Safiya Sinclair wins OCM Bocas Prize for Literature 2024
For the second time in the 14-year history of the prize, a non-fiction book has won the overall award. Jamaican author Safiya Sinclair’s book, How to Say Babylon: A Memoir, has emerged as the overall 2024 OCM Bocas Prize for Caribbean Literature, which comes with a cash award of US$10,000, sponsored by One Caribbean Media.
Speaking at the award ceremony on Saturday, April 27, at Esperenza Alta, St Ann’s, in Trinidad, Sinclair said she wrote the book for Caribbean women. As reported in Trinidad & Tobago’s Newsday, Sinclair said, “Everything I write and feel and dream is for the Caribbean. I wrote How to Say Babylon for all the Caribbean women whose work and deeds so often go unseen and unsung, women who are overlooked and forgotten in the margins of history. I wrote this book for all the Caribbean who gave us the wildfire of our dialects and our folklore.”
Sinclair also expressed that she wrote the memoir, which was selected as the October 2023 Read With Jenna Book Club pick on Today.com, “for Montego Bay, Jamaica, the red poinciana I was born under, the blue sound and music of my Caribbean Sea”.

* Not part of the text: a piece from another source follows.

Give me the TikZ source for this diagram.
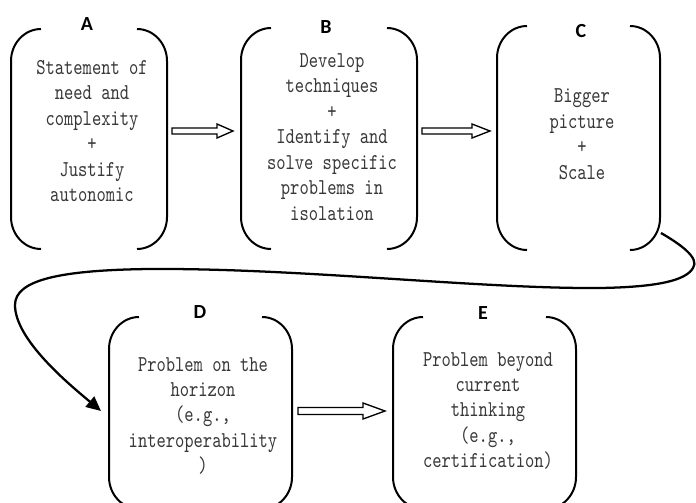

Sinclair, already an award-winning poet (her debut book Cannibal was the winner of the 2016 Whiting Award and the winner of the 2017 OCM Bocas Prize for Caribbean Literature – Poetry, among other plaudits), teaches creative writing at Arizona State University. Her memoir documents growing up poor in a family headed by her father, a reggae musician and militant acolyte of a Rastafari sect, who saw Sinclair’s mother, her sisters, and herself, as subservient. The book chronicles her eventual estrangement from her father and the interrogation of all the tenets of her fundamentalist upbringing, leading to escaping her father’s tyrannical hold and the cutting of her dreadlocks, finding her voice along the way as a liberated woman.
This year’s OCM Bocas Prize for Literature shortlist consisted of Trinidadian Kevin Jared Hosein, who won the fiction category with his book Hungry Ghosts, and Nicole Sealey, of St Thomas, US Virgin Islands, who won the poetry prize for The Ferguson Report: An Erasure.
Acclaimed Haitian-American author Edwidge Danticat was chief judge, aided by St Lucian poet Canisia Lubrin, Trinidadian-born novelist Rabindranath Maharaj and Guyanese-born academic D Alissa Trotz.
In their formal citation, the judges said How to Say Babylon “is a memoir that reminds us of the expansive possibilities of creative non-fiction, bringing to the fore, with unforgettable poetic verve, a voice that is fierce, courageous, deeply intelligent, and empathetic, its nerve endings vibrating out from a specific experience of Rastafarianism into the currents of the wider world.
“Embodying the finest traditions within Caribbean writing, yet standing on its own as a unique and astonishing work of witness, this is a work of reparation attending to both uneasy colonial legacies and difficult contemporary departures.”